August 8, 2013

Antitrust Challenges to Consummated Deals

Here’s news from this Wachtell Lipton memo:

Last week, the Federal Trade Commission challenged a consummated acquisition by Solera Holdings that had been exempt from the reporting and waiting period requirements of the Hart-Scott-Rodino Act. Requiring a clean sweep divestiture of the acquired company’s assets, the FTC’s action highlights a trend at both antitrust agencies to seek out and challenge HSR-exempt transactions. During the Obama administration, the FTC and Department of Justice have already challenged 20 consummated deals (13% of all Obama-era merger challenges), compared with just 15 such challenges during the entire Bush administration. These challenges underscore the antitrust risk facing buyers that make non-reportable acquisitions.
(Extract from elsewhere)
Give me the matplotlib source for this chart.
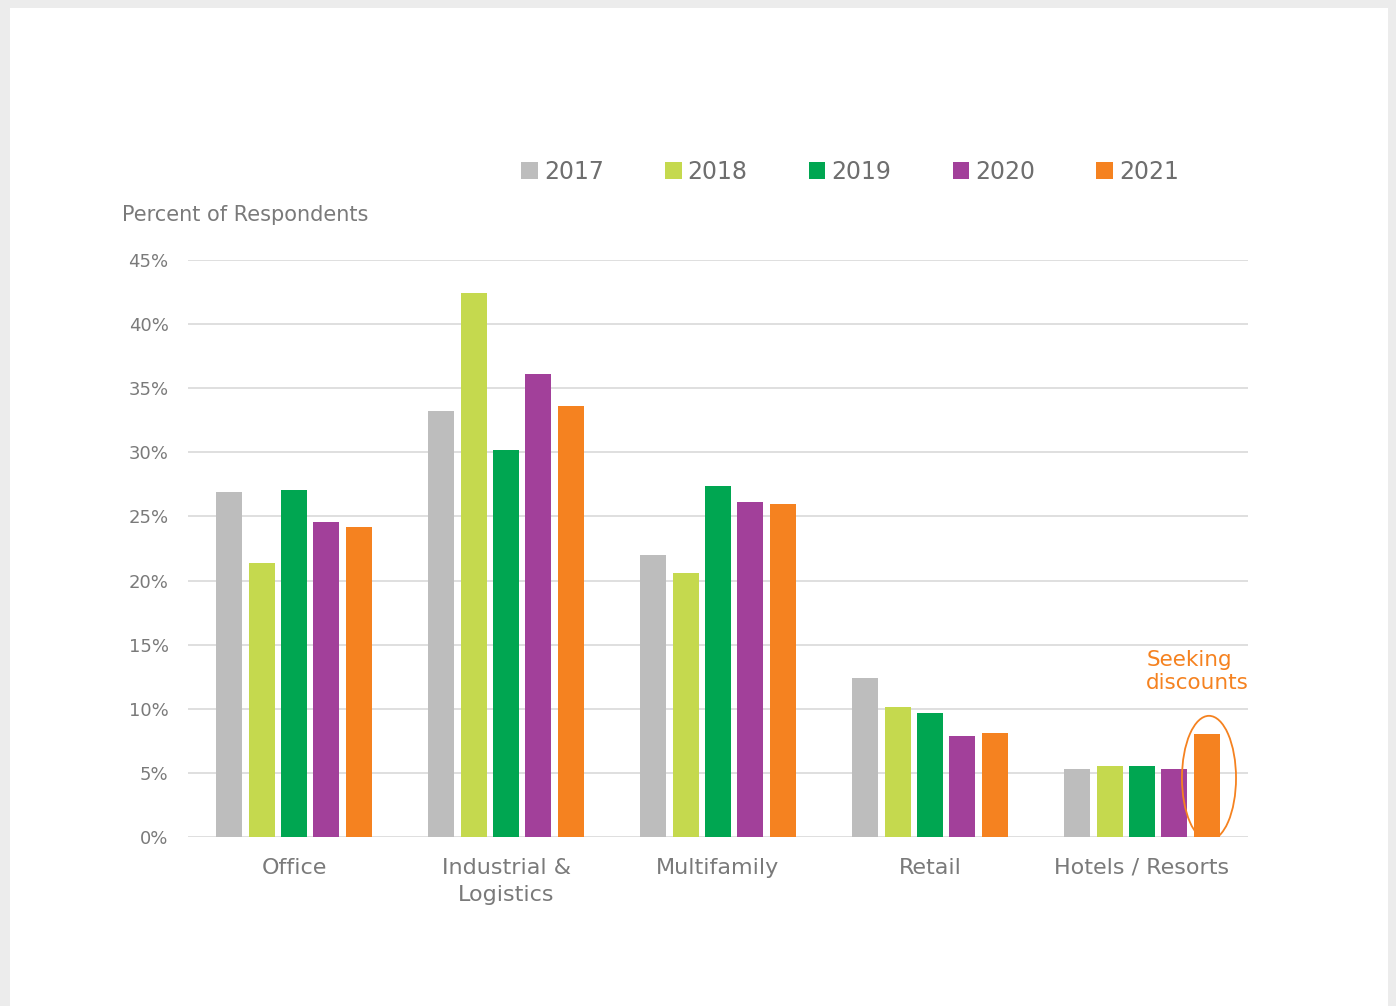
import numpy as np
import matplotlib.pyplot as plt
from matplotlib.patches import Rectangle, Ellipse

# Data
categories = ['Office', 'Industrial &\nLogistics', 'Multifamily', 'Retail', 'Hotels / Resorts']
years = ['2017', '2018', '2019', '2020', '2021']
v2017 = [26.9, 33.2, 22.0, 12.4, 5.3]
v2018 = [21.4, 42.4, 20.6, 10.1, 5.5]
v2019 = [27.1, 30.2, 27.4, 9.7, 5.5]
v2020 = [24.6, 36.1, 26.1, 7.9, 5.3]
v2021 = [24.2, 33.6, 26.0, 8.1, 8.0]
series = [v2017, v2018, v2019, v2020, v2021]
colors = ['#bdbdbd', '#c5d94e', '#00a651', '#a2409a', '#f58220']
yticks = [0, 5, 10, 15, 20, 25, 30, 35, 40, 45]

text_gray = '#7a7a7a'

fig = plt.figure(figsize=(13.96, 10.06), dpi=100, facecolor='#ececec')
# white card behind everything
fig.patches.append(Rectangle((10 / 1396, 0), 1378 / 1396, 1 - 8 / 1006,
                             transform=fig.transFigure, facecolor='white',
                             edgecolor='none', zorder=-10))

ax = fig.add_axes([188 / 1396, 1 - 837 / 1006, 1060 / 1396, 577 / 1006])
ax.set_facecolor('none')

x = np.arange(len(categories))
step = 0.153
width = 0.123
for i, (vals, c, yr) in enumerate(zip(series, colors, years)):
    ax.bar(x + (i - 2) * step, vals, width, color=c, label=yr, zorder=3)

ax.set_xlim(-0.5, 4.5)
ax.set_ylim(0, 45)
ax.set_yticks(yticks)
ax.set_yticklabels([f'{t}%' for t in yticks], color=text_gray, fontsize=13)
ax.set_xticks(x)
ax.set_xticklabels(categories, color=text_gray, fontsize=16, linespacing=1.45)
ax.tick_params(axis='both', length=0)
ax.tick_params(axis='y', pad=14)
ax.tick_params(axis='x', pad=15)
ax.grid(axis='y', color='#dcdcdc', linewidth=1.3, zorder=0)
for s in ax.spines.values():
    s.set_visible(False)

fig.text(122 / 1396, 1 - 215 / 1006, 'Percent of Respondents', color=text_gray,
         fontsize=15, ha='left', va='center')

# highlight the hotel 2021 bar
ax.add_patch(Ellipse((4 + 2 * step + 0.01, 4.6), 0.255, 9.7, fill=False,
                     edgecolor='#f58220', linewidth=1.3, zorder=4))
ax.text(4.02, 14.6, 'Seeking\ndiscounts', color='#f58220', fontsize=15.5,
        ha='left', va='top', linespacing=1.2)

fig.legend(loc='center', bbox_to_anchor=(850 / 1396, 1 - 172 / 1006), ncol=5,
           frameon=False, fontsize=17, handlelength=0.7, handleheight=0.7,
           handletextpad=0.25, columnspacing=2.6, labelcolor='#6e6e6e')

plt.savefig('out.png', dpi=100, facecolor=fig.get_facecolor())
Most challenged consummated deals were exempt because they fell below the HSR Act reporting thresholds (e.g., Solera involved an $8.7 million deal). Since relatively little is at stake in smaller deals, buyers may be willing to take on the risk of a post-closing challenge. Other HSR Act provisions, however, can exempt much larger transactions, where the impact on the buyer of a post-closing challenge would be substantial. In particular, certain acquisitions by banks (e.g., loan portfolios, servicing rights), insurance companies (e.g., renewal rights, reinsurance) and real estate firms may be non-reportable under the “ordinary course” exemption and other HSR rule interpretations, and certain joint ventures may not trigger the HSR Act. These deals can nonetheless raise substantive antitrust concerns.

In HSR-exempt transactions, parties may operate under the impression that antitrust concerns are moot and that there is no need to allocate antitrust risk between the parties in the acquisition agreement. In fact, ignoring the issue effectively transfers “hell-or-high water” antitrust risk to the buyer upon consummation of the deal. Buyers can try to reallocate this risk, but all such efforts have practical drawbacks and will be resisted by sellers.

For instance, parties can agree to notify the antitrust agencies of the prospective deal and to delay consummation, but this creates a potentially open-ended investigation, untethered by the normal constraints of the HSR process. Joint venture partners can seek a “business review” from the DOJ or an “advisory opinion” from the FTC, but these processes are similarly open-ended and are often impractical for other reasons. Finally, where the selling company continues to exist after closing, parties can define their respective pre- and post-closing obligations in their agreement, but the seller may resist such efforts given the hypothetical and open-ended nature of the risk.

In the face of seller resistance to these alternatives, buyers in non-reportable transactions frequently face the prospect of taking all the risk of a post-consummation challenge. Accordingly, before entering into such transactions, an acquirer should very thoroughly analyze the substantive antitrust issues raised by the transaction, the feasibility of remedies short of clean sweep divestitures, the practicality of unscrambling assets post-integration, and the impact on their business in the event of a future mandated divestiture. They should also estimate the likelihood that disappointed rival bidders for the target, disgruntled customers, or other media coverage will draw unwanted scrutiny to the consummated deal. Buyers should also be aware that the government will use post-merger actions, such as price increases, as evidence of a deal’s anticompetitive effects.